If you were cobbling a perfectly ignorable ex-ballplayer out of spare parts he would look, sound, and act exactly like Jack Clark.

But the second one you made would look, sound, and act exactly like Jose Canseco. And that's why, I think, the steroid era has been so difficult to escape—why Albert Pujols took accusations made by a ridiculous ex-ballplayer cohosting a show with a ridiculous ex-radio-host so seriously as to threaten legal action. The people who have made real breakthroughs have been the ridiculous ones, the ones we would just as soon continue to ignore and feel a little sorry for.

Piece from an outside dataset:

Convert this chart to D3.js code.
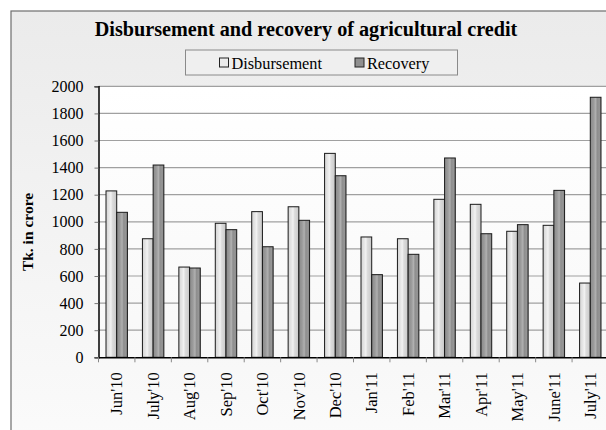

That's not to say I believe Jack Clark; I don't. It's not to say I care, either—as someone who is presently between doctors (and thus Ritalin prescriptions) I am so, so in favor of easy access to performance-enhancing drugs right now. But Jack Clark's radio career wasn't cut to ribbons over the weekend because he was so easy to discredit, or because (alas) he's such a bitter, sour, unbearable person to listen to. Pujols's denial was so forceful precisely because baseball's Jack Clarks are the only ones alienated enough from their peers to say this stuff.

And as long as we care about steroids we're obliged, unfortunately, to listen to these cranks.